Single top production

In 1985, ten years before scientists at Fermilab discovered the top quark, Scott Willenbrock was a graduate student at the University of Texas at Austin. He and Duane Dicus were wondering how likely it would be for a particle collider such as the Fermilab Tevatron to produce a single heavy quark.

Willenbrock remembers that the eureka moment came when he was sitting in a UTexas shuttle bus on his way home. There he realized that a subatomic process called “W-gluon fusion” could lead to a single heavy quark. To outline the calculation, Willenbrock made this to-do list and included the remark, “Could even be t quark!”

“Back then we were thinking about a hypothetical fourth generation of quarks [labeled U,D in the list],” says Willenbrock, now a professor at the University of Illinois at Urbana-Champaign. “Physicists had no idea how heavy the [third-generation] top was, and we didn’t know whether this calculation would be relevant to the top.”

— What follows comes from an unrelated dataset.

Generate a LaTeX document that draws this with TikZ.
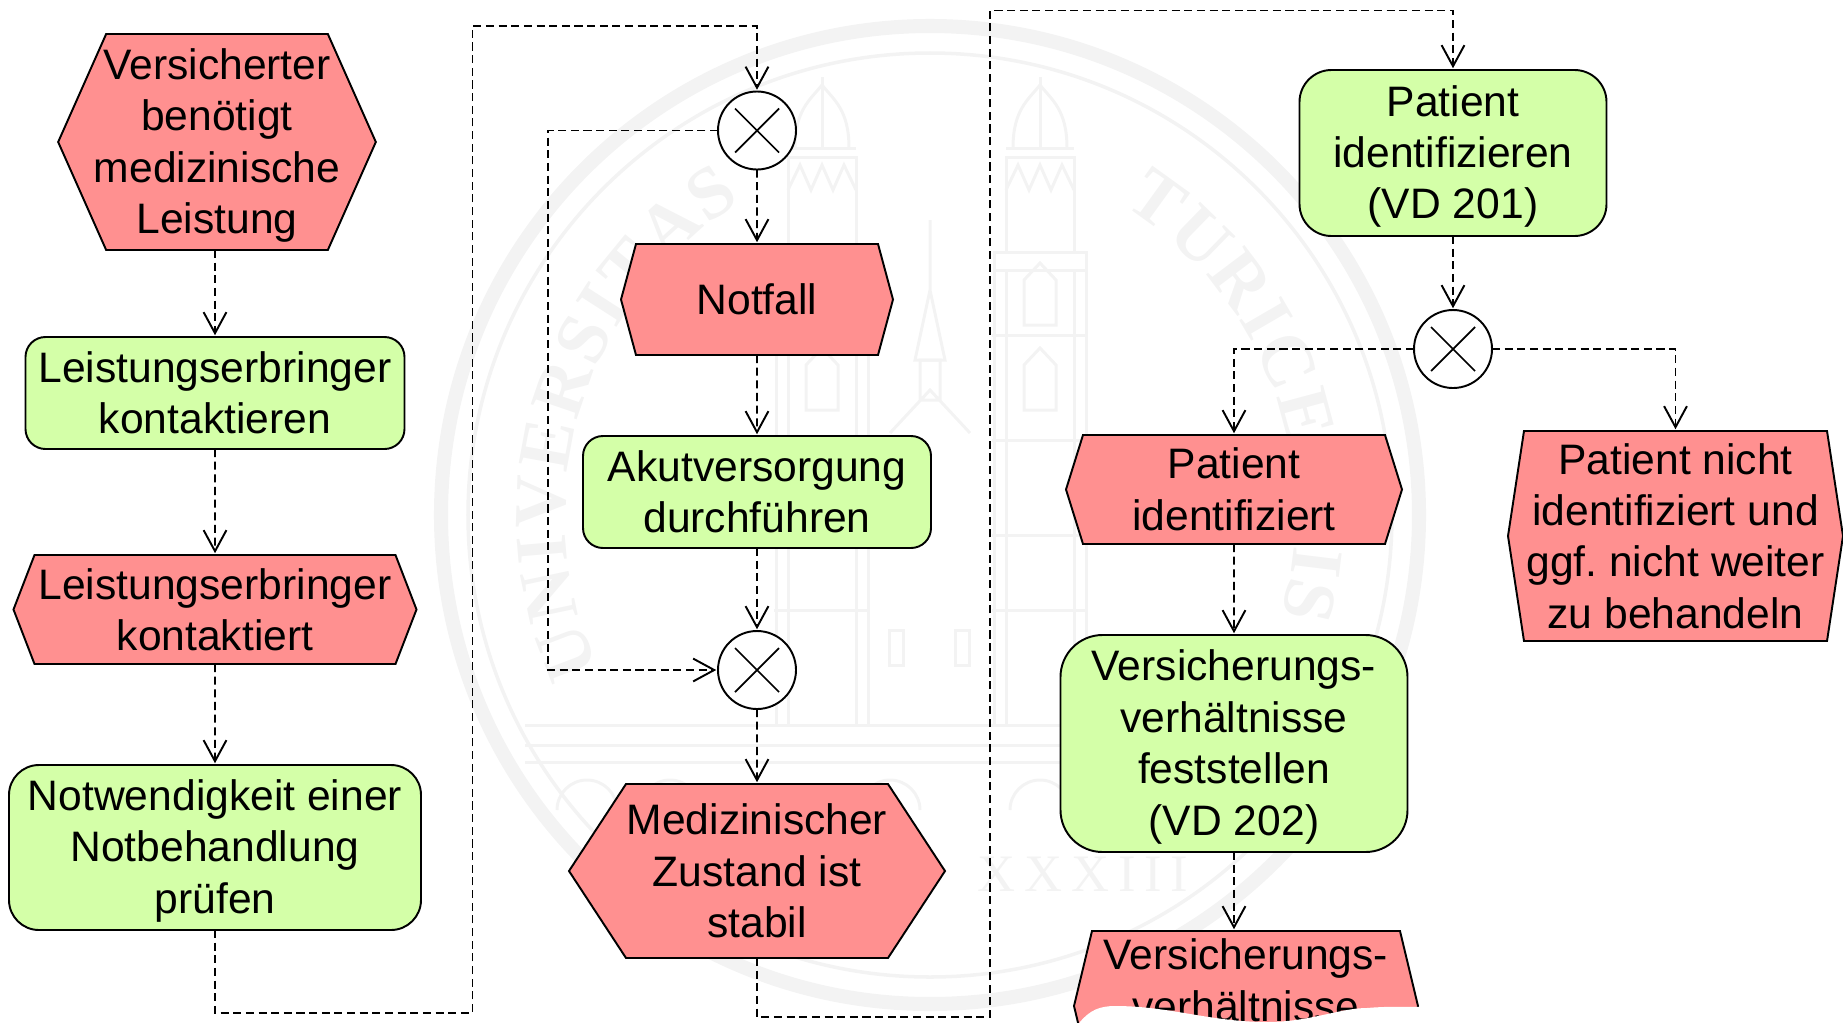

In 1995, the CDF and DZero experiments at Fermilab observed top quarks for the first time, produced in pairs via the strong nuclear force. The particle was so heavy that scientists began to search for single top quark production as well. In December 2006, about twenty-one years after Dicus and Willenbrock published their predictions, the DZero collaboration reported the first evidence for single top production at the Tevatron.